Appleは6月4日(現地時間)、WWDCの基調講演にて新しい「watchOS 5」の機能を紹介した。主な新機能としては、アクティビティの競争、自動ワークアウト検出、通話機能「Walkie-Talkie(トランシーバー)」、サードパーティ製アプリへのSiri ウォッチフェイスからのアクセスなど。

  • 基調講演ではiOS・macOS・tvOSと共に新しいwatchOSが紹介された

watchOS 5はこの秋、Apple Watch Series 1以降に対して無料アップデートとして提供される。ただし、Series 1とされていない初期のApple Watchでは利用できない。

「アクティビティ」で家族や友人とポイント競争

アクティビティには、他のApple Watchユーザーとリングの状態をお互いにシェアできる共有機能があるが、watchOS 5では他のユーザーを招待して7日間の”競争”を行うことが可能になる。これはアクティビティリングを閉じることで獲得するポイントを競うというもの。期間中はスコアを基に、パーソナライズしたコーチングの通知が届く。勝利した場合はその都度、iPhoneの「アクティビティ」アプリに新設される「Awards」タブにバッジが追加される。

  • アクティビティを共有するだけでなく、ポイントで競争することが可能に

ワークアウトでは、人気のある種目についてユーザーが動き始めると自動的にそれを検知してアラートを通知、動き始めにさかのぼって計測を開始できる。同様に、活動が一定時間行われなかった場合にワークアウトを自動的に終了する機能にも対応する。また、ワークアウトの種目としてヨガ、ハイキングが追加される。

  • ハイキングではリアルタイムで高度が表示される

さらに、ランナー向けの機能がより充実する。屋外ランニングには「ペースアラート」機能が追加。これは目標ペースを設定すると速すぎたり遅すぎたりする場合にApple Watchがタップで通知する。1分間当たりの歩数を示す「ケイデンス」計測値も表示(ウォーキングにも対応)。また、ペース表示は平均ペースまたは現在のペースに加え、直前の1マイルのスプリットタイムを表示する「ローリングマイルペース」も追加される。

手軽でライブに話せる、新しい「トランシーバー」機能

全く新しい機能として紹介されたのが、1対1の通話を素早くつなげる「Walkie-Talkie(トランシーバー)」。

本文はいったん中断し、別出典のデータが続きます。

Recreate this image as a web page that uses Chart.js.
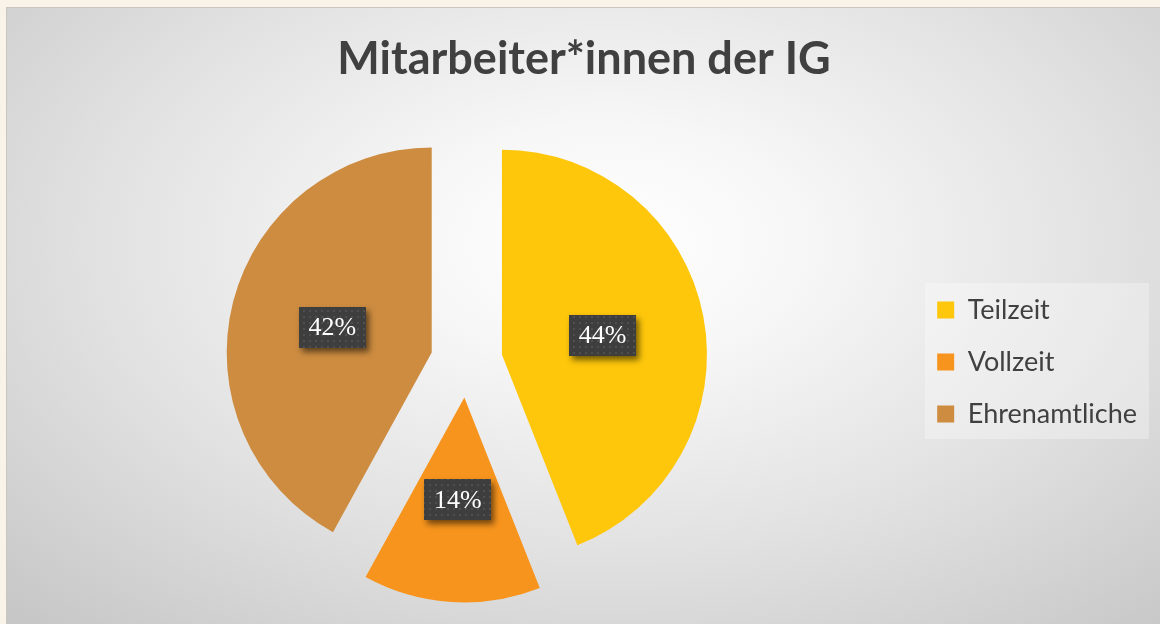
<!DOCTYPE html>
<html>
<head>
<meta charset="utf-8">
<script src="https://cdn.jsdelivr.net/npm/chart.js@4.4.1/dist/chart.umd.min.js"></script>
<style>
  html, body { margin: 0; padding: 0; background: #faf3e9; width: 1160px; height: 624px; overflow: hidden; }
  #frame {
    position: absolute; left: 6px; top: 7px; width: 1154px; height: 617px;
    border-left: 1px solid #c9c5c0; border-top: 1px solid #c9c5c0;
    background: radial-gradient(ellipse 75% 85% at 52% 38%, #ffffff 0%, #f7f7f7 22%, #e2e2e2 58%, #c6c6c6 100%);
  }
  canvas { display: block; }
</style>
</head>
<body>
<div id="frame"><canvas id="chart" width="1153" height="616"></canvas></div>
<script>
// Chart data
const chartTitle = 'Mitarbeiter*innen der IG';
const categories = ['Teilzeit', 'Vollzeit', 'Ehrenamtliche'];
const shares = [44, 14, 42];
const sliceColors = ['#FEC70B', '#F7941D', '#CD8C40'];

const EXPLODE = 36;     // how far each slice is pulled out
const PIE_RADIUS = 205;

// little dotted tile for the label boxes
function dotPattern(ctx) {
  const tile = document.createElement('canvas');
  tile.width = 6; tile.height = 6;
  const t = tile.getContext('2d');
  t.fillStyle = '#3e3e3e';
  t.fillRect(0, 0, 6, 6);
  t.fillStyle = '#4f4f4f';
  t.fillRect(2, 2, 2, 2);
  return ctx.createPattern(tile, 'repeat');
}

// draw every arc shifted outward along its middle angle
const explodePlugin = {
  id: 'explode',
  beforeDatasetDraw(chart, args) {
    const ctx = chart.ctx;
    args.meta.data.forEach(arc => {
      const mid = (arc.startAngle + arc.endAngle) / 2;
      ctx.save();
      ctx.translate(Math.cos(mid) * EXPLODE, Math.sin(mid) * EXPLODE);
      arc.draw(ctx, chart.chartArea);
      ctx.restore();
    });
    return false;
  }
};

// dark boxed percentage labels
const labelPlugin = {
  id: 'sliceLabels',
  afterDatasetsDraw(chart) {
    const ctx = chart.ctx;
    const meta = chart.getDatasetMeta(0);
    const pattern = dotPattern(ctx);
    meta.data.forEach((arc, i) => {
      const mid = (arc.startAngle + arc.endAngle) / 2;
      const dist = EXPLODE + arc.outerRadius / 2;
      const x = arc.x + Math.cos(mid) * dist;
      const y = arc.y + Math.sin(mid) * dist;
      const w = 67, h = 41;
      ctx.save();
      ctx.shadowColor = 'rgba(0,0,0,0.55)';
      ctx.shadowBlur = 6;
      ctx.shadowOffsetX = 3;
      ctx.shadowOffsetY = 4;
      ctx.fillStyle = pattern;
      ctx.fillRect(Math.round(x - w / 2), Math.round(y - h / 2), w, h);
      ctx.restore();
      ctx.save();
      ctx.fillStyle = '#ffffff';
      ctx.font = '26px "Liberation Serif", "DejaVu Serif", serif';
      ctx.textAlign = 'center';
      ctx.textBaseline = 'middle';
      ctx.fillText(shares[i] + '%', x, y + 1);
      ctx.restore();
    });
  }
};

// faint panel behind the legend
const legendPanel = {
  id: 'legendPanel',
  beforeDraw(chart) {
    const lg = chart.legend;
    if (!lg || !lg.legendHitBoxes || !lg.legendHitBoxes.length) return;
    const boxes = lg.legendHitBoxes;
    const first = boxes[0], last = boxes[boxes.length - 1];
    const top = first.top + first.height / 2 - 27;
    const bottom = last.top + last.height / 2 + 25;
    const ctx = chart.ctx;
    ctx.save();
    ctx.fillStyle = 'rgba(255,255,255,0.3)';
    ctx.fillRect(918, top, 1142 - 918, bottom - top);
    ctx.restore();
  }
};

new Chart(document.getElementById('chart'), {
  type: 'pie',
  data: {
    labels: categories,
    datasets: [{
      data: shares,
      backgroundColor: sliceColors,
      borderWidth: 0,
      radius: PIE_RADIUS
    }]
  },
  options: {
    responsive: false,
    animation: false,
    layout: { padding: { left: 14, right: 13, top: 0, bottom: 0 } },
    plugins: {
      title: {
        display: true,
        text: chartTitle,
        color: '#404040',
        font: { family: 'Lato', size: 45, weight: 'bold', lineHeight: 1.2 },
        padding: { top: 24, bottom: 13 }
      },
      legend: {
        position: 'right',
        title: {
          display: true,
          text: ' ',
          font: { size: 10, lineHeight: 1.2 },
          padding: { top: 40, bottom: 40 }
        },
        labels: {
          color: '#404040',
          font: { family: 'Lato', size: 27 },
          boxWidth: 17,
          boxHeight: 17,
          padding: 25
        }
      },
      tooltip: { enabled: false }
    }
  },
  plugins: [legendPanel, explodePlugin, labelPlugin]
});
</script>
</body>
</html>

Walkie-Talkieとは、日本語ではトランシーバーと言われる無線機のこと。Apple Watch上でアプリを開くとよく使う連絡先が表示され、通話したい相手を選択しプレスするだけで通話ができるというものだ。Wi-Fiまたはセルラーで通信が可能。

  • プレスするだけで簡単に相手と通話できる「Walkie-Talkie(トランシーバー)」機能

新しくApple Watch用のPodcastアプリが登場。お気に入りに入れた番組のストリーミング再生に対応し、再生中のエピソードはその他のデバイスと自動的に同期される。

Siriウォッチフェイスと通知機能がより実用的に

機械学習により、Siri ウォッチフェイスがより進化。毎日の日課、場所、ワークアウト後の心拍数、適切な通勤時間、好きなチームの試合のスコアといった情報から、予測に基づいたショートカットを適切な時刻に表示。ここには「Nike+ Run Club」「Mobike」といったサードパーティ製アプリの通知も表示され、通知画面から直接アクションすることも可能になる。

通知機能では、サードパーティ製アプリからの通知について、そのアプリを開くことなく通知上でインタラクティブな操作が可能になる。Apple純正のアプリ(例えば「リマインダー」の通知上でチェックをつけられるなど)に搭載されていた機能がサードパーティにも開放された格好だ。

  • Siriウォッチフェイスの精度が向上し、行動の先を予測した情報や通知を表示する

米国内の一部の大学にて、Apple Watchが学生証として利用できるようになる。IDカードをウォレットに追加することで、図書館や宿舎、イベントなどへのアクセスのほか、食事やランドリーなどの支払いも可能になる。デューク大学、アラバマ大学、オクラホマ大学で今年の秋から、またジョン・ホプキンス大学などで今年中に利用が可能となる。

新しいバンドと文字盤の追加

LGBTQ支援団体をサポートする「The Pride Edition」ウーブンナイロンバンドを新たに発売。これに合わせた文字盤が無料で提供され、Apple Watchアプリの文字盤ギャラリーから利用が可能となっている。また、スポーツバンドにも新色が追加された。こちらも当日より発売開始。バンドはいずれも日本のApple公式サイトにおいてもすでに販売が始まっている。